Exercise details - Identify all lines of the data containing the string "matplotlib" and copy them.

Data section -
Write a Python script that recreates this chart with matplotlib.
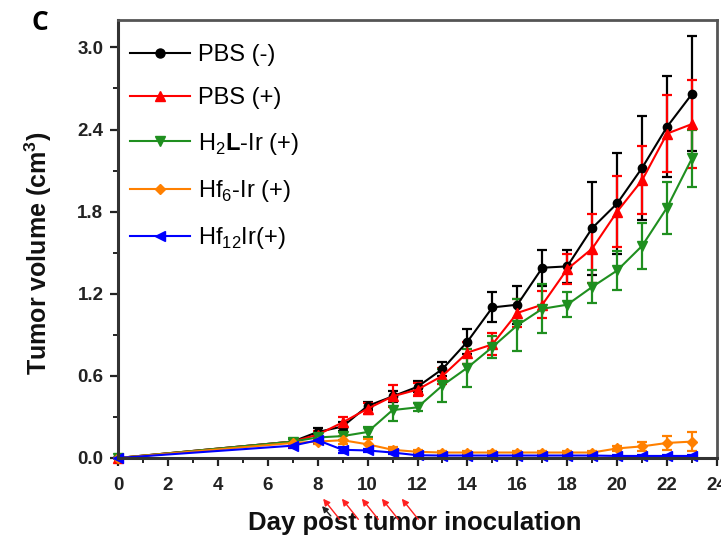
import matplotlib
matplotlib.use("Agg")
import matplotlib.pyplot as plt
from matplotlib.ticker import MultipleLocator
from matplotlib.lines import Line2D

plt.rcParams['font.family'] = ['Liberation Sans', 'DejaVu Sans']
plt.rcParams['mathtext.fontset'] = 'custom'
plt.rcParams['mathtext.rm'] = 'Liberation Sans'
plt.rcParams['mathtext.bf'] = 'Liberation Sans:bold'

days = [0, 7, 8, 9, 10, 11, 12, 13, 14, 15, 16, 17, 18, 19, 20, 21, 22, 23]

pbs_neg = [0.0, 0.12, 0.19, 0.23, 0.38, 0.45, 0.52, 0.65, 0.85, 1.10, 1.12, 1.39, 1.40, 1.68, 1.86, 2.12, 2.42, 2.66]
pbs_neg_err = [0.0, 0.02, 0.03, 0.03, 0.03, 0.04, 0.04, 0.05, 0.09, 0.11, 0.14, 0.13, 0.12, 0.34, 0.37, 0.38, 0.37, 0.42]

pbs_pos = [0.0, 0.12, 0.17, 0.26, 0.36, 0.45, 0.50, 0.60, 0.77, 0.83, 1.06, 1.12, 1.38, 1.53, 1.80, 2.03, 2.37, 2.44]
pbs_pos_err = [0.0, 0.02, 0.03, 0.04, 0.04, 0.08, 0.05, 0.06, 0.08, 0.08, 0.10, 0.10, 0.11, 0.25, 0.26, 0.25, 0.28, 0.32]

h2l = [0.0, 0.12, 0.15, 0.16, 0.19, 0.35, 0.37, 0.53, 0.66, 0.81, 0.97, 1.09, 1.12, 1.25, 1.37, 1.55, 1.83, 2.19]
h2l_err = [0.0, 0.02, 0.02, 0.03, 0.04, 0.08, 0.03, 0.12, 0.14, 0.08, 0.19, 0.18, 0.09, 0.12, 0.14, 0.17, 0.19, 0.21]

hf6 = [0.0, 0.11, 0.12, 0.13, 0.10, 0.06, 0.045, 0.04, 0.04, 0.04, 0.04, 0.04, 0.04, 0.04, 0.07, 0.085, 0.11, 0.12]
hf6_err = [0.0, 0.01, 0.02, 0.03, 0.04, 0.02, 0.01, 0.01, 0.01, 0.01, 0.01, 0.01, 0.01, 0.01, 0.02, 0.035, 0.05, 0.07]

hf12 = [0.0, 0.09, 0.13, 0.06, 0.055, 0.04, 0.02, 0.018, 0.018, 0.018, 0.018, 0.018, 0.018, 0.018, 0.015, 0.015, 0.015, 0.015]
hf12_err = [0.0, 0.02, 0.02, 0.02, 0.01, 0.01, 0.01, 0.01, 0.01, 0.01, 0.01, 0.01, 0.01, 0.01, 0.01, 0.01, 0.01, 0.01]

labels = ["PBS (-)", "PBS (+)", r"H$_2$$\mathbf{L}$-Ir (+)", r"Hf$_6$-Ir (+)", r"Hf$_{12}$Ir(+)"]
colors = ["#000000", "#ff0000", "#1f8f1f", "#ff8000", "#0000ff"]
markers = ["o", "^", "v", "D", "<"]
msizes = [6, 6.5, 6.5, 5, 6.5]

# injection days (arrows under the x axis)
arrow_black = [8.1]
arrows_red = [8.15, 8.9, 9.7, 10.5, 11.3]

fig = plt.figure(figsize=(7.21, 5.42), dpi=100)
ax = fig.add_axes([118/721, 1-458/542, 599/721, 438/542])

series = [(pbs_neg, pbs_neg_err), (pbs_pos, pbs_pos_err), (h2l, h2l_err), (hf6, hf6_err), (hf12, hf12_err)]
handles = []
for (y, e), lab, c, m, ms in zip(series, labels, colors, markers, msizes):
    ax.errorbar(days, y, yerr=e, color=c, marker=m, ms=ms, lw=1.5, elinewidth=1.6,
                capsize=3.5, capthick=1.6, clip_on=False)
    handles.append(Line2D([], [], color=c, marker=m, ms=ms + 0.5, lw=1.5, label=lab))

ax.set_xlim(0, 24)
ax.set_ylim(0, 3.2)
ax.xaxis.set_major_locator(MultipleLocator(2))
ax.xaxis.set_minor_locator(MultipleLocator(1))
ax.yaxis.set_major_locator(MultipleLocator(0.6))
ax.yaxis.set_minor_locator(MultipleLocator(0.3))
ax.yaxis.set_major_formatter(plt.FuncFormatter(lambda v, p: f"{v:.1f}"))
ax.tick_params(which='major', direction='out', length=5.5, width=1.6, labelsize=13.5, colors='#222222')
ax.tick_params(which='minor', direction='out', length=3.5, width=1.4, colors='#222222')
ax.tick_params(axis='x', which='major', pad=8)
ax.tick_params(axis='y', which='major', pad=5)
for lbl in ax.get_xticklabels() + ax.get_yticklabels():
    lbl.set_fontweight('bold')
for s in ['left', 'bottom']:
    ax.spines[s].set_linewidth(2.2)
    ax.spines[s].set_color('#333333')
for s in ['top', 'right']:
    ax.spines[s].set_linewidth(2.0)
    ax.spines[s].set_color('#555555')

ax.text((38 - 118) / 599, 0.468, "Tumor volume (cm$^\\mathbf{3}$)", rotation=90, transform=ax.transAxes,
        ha='center', va='center', fontsize=18, fontweight='bold', color='#111111')
ax.text(0.495, (458 - 523) / 438, "Day post tumor inoculation", transform=ax.transAxes,
        ha='center', va='center', fontsize=18.5, fontweight='bold', color='#111111')

leg = ax.legend(handles=handles, loc='upper left', frameon=False, fontsize=17, handlelength=2.55,
                labelspacing=0.9, borderaxespad=0.1, borderpad=0.4, handletextpad=0.35,
                bbox_to_anchor=(0.0, 0.972))

for xd in arrow_black:
    ax.annotate("", xy=(xd, -0.105), xytext=(xd + 0.5, -0.137),
                xycoords=('data', 'axes fraction'), textcoords=('data', 'axes fraction'),
                arrowprops=dict(arrowstyle='-|>', color='#222222', lw=1.0, mutation_scale=9),
                annotation_clip=False)
for xd in arrows_red:
    ax.annotate("", xy=(xd, -0.088), xytext=(xd + 0.8, -0.145),
                xycoords=('data', 'axes fraction'), textcoords=('data', 'axes fraction'),
                arrowprops=dict(arrowstyle='-|>', color='#ff2020', lw=1.0, mutation_scale=10),
                annotation_clip=False)

fig.text(40/721, 1-22/542, "C", fontsize=19, fontweight='bold', ha='center', va='center',
         family=['Open Sans', 'DejaVu Sans'])

fig.savefig("out.png", dpi=100)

The response -
Write a Python script that recreates this chart with matplotlib.
import matplotlib
matplotlib.use("Agg")
import matplotlib.pyplot as plt
from matplotlib.ticker import MultipleLocator
from matplotlib.lines import Line2D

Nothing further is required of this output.